Reducing IGBT Switching Losses by Gate Charge Control

Abstract – IGBTs are voltage controlled switching devices. Their fast switching characteristics generate high voltage gradients which stress the motor winding insulation and generate undesired bearing currents in ac drive systems.

Electromagnetic interference may happen with other electronic equipment. Also the current gradients are high. They increase the diode turn-off losses by generating high reverse recovery currents.

Voltage gradients are conventionally reduced by feeding the controlling gate voltage through resistors. The IGBT gate capacitance then delays the gate voltage changes, and thus increases the transition intervals between switching states at the expense of higher switching losses.

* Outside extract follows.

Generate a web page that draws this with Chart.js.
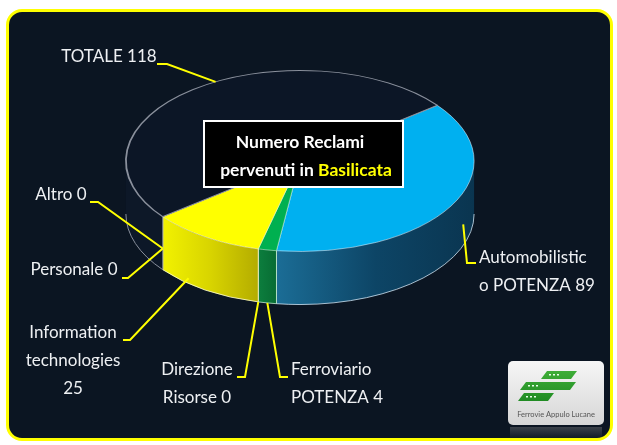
<!DOCTYPE html>
<html>
<head>
<meta charset="utf-8">
<script src="https://cdn.jsdelivr.net/npm/chart.js@4.4.0/dist/chart.umd.min.js"></script>
<style>
html, body { margin: 0; padding: 0; background: #ffffff; }
#wrap { position: relative; width: 617px; height: 445px; overflow: hidden; }
#panel { position: absolute; left: 6px; top: 9px; width: 601px; height: 426px;
  border: 3px solid #ffff00; border-radius: 16px; background: #0b1522; }
#PieChart { position: absolute; left: 0; top: 0; }
</style>
</head>
<body>
<div id="wrap">
  <div id="panel"></div>
  <canvas id="PieChart" width="617" height="445"></canvas>
</div>
<script>
// data, clockwise from the upper right
var categories = ["Automobilistico POTENZA", "Ferroviario POTENZA", "Direzione Risorse",
                  "Information technologies", "Personale", "Altro", "TOTALE"];
var values = [89, 4, 0, 25, 0, 0, 118];
var labelLines = [
  ["Automobilistic", "o POTENZA 89"],
  ["Ferroviario", "POTENZA 4"],
  ["Direzione", "Risorse 0"],
  ["Information", "technologies", "25"],
  ["Personale 0"],
  ["Altro 0"],
  ["TOTALE 118"]
];
var titleLines = ["Numero Reclami", "pervenuti in ", "Basilicata"];

// styling
var topColors = ["#00b0f0", "#00b050", "#00b050", "#ffff00", "#ffff00", "#ffff00", "#0c1626"];
var edgeColors = ["rgba(220,240,255,0.75)", "rgba(220,255,230,0.7)", "rgba(220,255,230,0.7)",
                  "rgba(255,255,220,0.8)", "rgba(255,255,220,0.8)", "rgba(255,255,220,0.8)", "#8a909c"];
var edgeWidths = [1, 1, 1, 1, 1, 1, 1.8];
var sideStops = [
  [[0, "#1b6d96"], [0.5, "#0d4566"], [1, "#0a3550"]],
  [[0, "#0c7e3e"], [1, "#086c33"]],
  [[0, "#0c7e3e"], [1, "#086c33"]],
  [[0, "#f2f200"], [0.5, "#d8d400"], [1, "#b4ac00"]],
  [[0, "#f2f200"], [1, "#b4ac00"]],
  [[0, "#f2f200"], [1, "#b4ac00"]],
  [[0, "#0d1828"], [1, "#0d1828"]]
];
// text anchor, elbow of each leader line, and where it touches the slice
var labelBoxes = [
  { x: 479, y: 258, align: "left",   elbow: [476, 467, 263], frac: 0.43, depth: 0.6 },
  { x: 291, y: 370, align: "left",   elbow: [288, 280, 377], frac: 0.5,  depth: 1 },
  { x: 197, y: 370, align: "center", elbow: [237, 245, 377], frac: 0,    depth: 1 },
  { x: 73,  y: 333, align: "center", elbow: [123, 130, 340], frac: 0.68, depth: 0.9 },
  { x: 74,  y: 270, align: "center", elbow: [122, 128, 278], frac: 0,    depth: 0.6 },
  { x: 61,  y: 195, align: "center", elbow: [90, 98, 202],   frac: 0,    depth: 0.6 },
  { x: 109, y: 57,  align: "center", elbow: [157, 167, 64],  frac: 0.55, depth: 0 }
];
var TILT = 0.52, DEPTH = 53, TOP_CY = 161;
var FONT = "Lato, 'Open Sans', sans-serif";

function topY(arc, a) { return TOP_CY + arc.outerRadius * TILT * Math.sin(a); }

var pie3d = {
  id: "pie3d",
  beforeDatasetsDraw: function (chart) {
    var ctx = chart.ctx;
    var arcs = chart.getDatasetMeta(0).data;
    arcs.forEach(function (arc, i) {
      if (!values[i]) return;
      var a1 = Math.max(arc.startAngle, 0), a2 = Math.min(arc.endAngle, Math.PI);
      if (a2 <= a1) return;
      var R = arc.outerRadius, cx = arc.x;
      var xl = cx + R * Math.cos(a2), xr = cx + R * Math.cos(a1);
      var g = ctx.createLinearGradient(xl, 0, xr, 0);
      sideStops[i].forEach(function (s) { g.addColorStop(s[0], s[1]); });
      ctx.save();
      ctx.beginPath();
      ctx.ellipse(cx, TOP_CY, R, R * TILT, 0, a1, a2, false);
      ctx.ellipse(cx, TOP_CY + DEPTH, R, R * TILT, 0, a2, a1, true);
      ctx.closePath();
      ctx.fillStyle = g;
      ctx.fill();
      ctx.lineWidth = 1;
      ctx.strokeStyle = edgeColors[i];
      ctx.beginPath();
      ctx.ellipse(cx, TOP_CY + DEPTH, R, R * TILT, 0, a1, a2, false);
      ctx.stroke();
      [a1, a2].forEach(function (a) {
        if (a === 0 || a === Math.PI) return;
        ctx.beginPath();
        ctx.moveTo(cx + R * Math.cos(a), topY(arc, a));
        ctx.lineTo(cx + R * Math.cos(a), topY(arc, a) + DEPTH);
        ctx.stroke();
      });
      ctx.restore();
    });
    // squash the library's own top faces into an ellipse
    ctx.save();
    ctx.translate(0, TOP_CY - arcs[0].y * TILT);
    ctx.scale(1, TILT);
  },
  afterDatasetsDraw: function (chart) {
    var ctx = chart.ctx;
    ctx.restore();
    var arcs = chart.getDatasetMeta(0).data;
    ctx.save();
    ctx.font = "17px " + FONT;
    ctx.textBaseline = "middle";
    arcs.forEach(function (arc, i) {
      var b = labelBoxes[i];
      var a = arc.startAngle + b.frac * (arc.endAngle - arc.startAngle);
      var ax = arc.x + arc.outerRadius * Math.cos(a);
      var ay = topY(arc, a) + b.depth * DEPTH;
      ctx.strokeStyle = "#ffff00";
      ctx.lineWidth = 2;
      ctx.beginPath();
      ctx.moveTo(b.elbow[0], b.elbow[2]);
      ctx.lineTo(b.elbow[1], b.elbow[2]);
      ctx.lineTo(ax, ay);
      ctx.stroke();
      ctx.fillStyle = "#eef0f3";
      ctx.textAlign = b.align;
      labelLines[i].forEach(function (t, k) { ctx.fillText(t, b.x, b.y + k * 28); });
    });
    ctx.restore();
  },
  afterDraw: function (chart) {
    var ctx = chart.ctx;
    ctx.save();
    // title box
    ctx.fillStyle = "#000000";
    ctx.fillRect(204, 121, 199, 66);
    ctx.strokeStyle = "#ffffff";
    ctx.lineWidth = 2;
    ctx.strokeRect(204, 121, 199, 66);
    ctx.font = "bold 17.5px " + FONT;
    ctx.textBaseline = "middle";
    ctx.textAlign = "center";
    ctx.fillStyle = "#ffffff";
    ctx.fillText(titleLines[0], 300, 142);
    var w1 = ctx.measureText(titleLines[1]).width, w2 = ctx.measureText(titleLines[2]).width;
    var x0 = 306 - (w1 + w2) / 2;
    ctx.textAlign = "left";
    ctx.fillText(titleLines[1], x0, 170);
    ctx.fillStyle = "#ffff00";
    ctx.fillText(titleLines[2], x0 + w1, 170);
    // logo
    var lg = ctx.createLinearGradient(0, 361, 0, 426);
    lg.addColorStop(0, "#f6f6f6");
    lg.addColorStop(1, "#d6d6d6");
    ctx.fillStyle = lg;
    ctx.beginPath();
    ctx.roundRect(508, 361, 96, 64, 5);
    ctx.fill();
    var sg = ctx.createLinearGradient(0, 370, 0, 402);
    sg.addColorStop(0, "#3fae38");
    sg.addColorStop(1, "#1f8a22");
    ctx.fillStyle = sg;
    [[541, 371, 30, 8], [520, 382, 50, 8], [518, 393, 30, 8]].forEach(function (s) {
      ctx.beginPath();
      ctx.moveTo(s[0] + 6, s[1]);
      ctx.lineTo(s[0] + s[2] + 6, s[1]);
      ctx.lineTo(s[0] + s[2], s[1] + s[3]);
      ctx.lineTo(s[0], s[1] + s[3]);
      ctx.closePath();
      ctx.fill();
    });
    ctx.fillStyle = "#eaffea";
    [[549, 374], [528, 385], [526, 396]].forEach(function (d) {
      for (var k = 0; k < 3; k++) ctx.fillRect(d[0] + k * 4, d[1], 2, 1.5);
    });
    ctx.fillStyle = "#555555";
    ctx.font = "7.5px " + FONT;
    ctx.textAlign = "center";
    ctx.fillText("Ferrovie Appulo Lucane", 556, 415);
    var rg = ctx.createLinearGradient(0, 427, 0, 440);
    rg.addColorStop(0, "rgba(150,150,150,0.35)");
    rg.addColorStop(1, "rgba(150,150,150,0)");
    ctx.fillStyle = rg;
    ctx.fillRect(510, 427, 92, 12);
    ctx.restore();
  }
};

var ctx = document.getElementById("PieChart").getContext("2d");
var myChart = new Chart(ctx, {
  type: "pie",
  data: {
    labels: categories,
    datasets: [{
      data: values,
      backgroundColor: topColors,
      borderColor: edgeColors,
      borderWidth: edgeWidths,
      clip: false
    }]
  },
  options: {
    responsive: false,
    animation: false,
    rotation: 52,
    layout: { padding: { left: 125, right: 142, top: 47, bottom: 48 } },
    plugins: {
      legend: { display: false },
      tooltip: { enabled: false },
      title: { display: false }
    },
    events: []
  },
  plugins: [pie3d]
});
</script>
</body>
</html>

The existing drawbacks are overcome, not using the gate voltage rather the gate charge as controlling variable for turn-on and turn-off. It is demonstrated that IGBTs represent nonlinear oscillatory dynamic systems which is owed to internal charge transfer between its capacitances. Acquiring feedback signals for conventional closed loop control and generating adequate gate voltage profiles within microseconds is impossible. It is the novel method of event triggered control that is used instead. It enforces preset values of voltage and current gradients while reacting to extremely fast changes of the collector-emitter voltage and the collector current. Experimental results using 6.6 kV / 1.2 kA IBGTs show that di/dt is reduced to 2 kA/µs and dv/dt from 4 kV/µs to 1 kV/µs while reducing the switching losses to 70%.

Applications in industry are shown.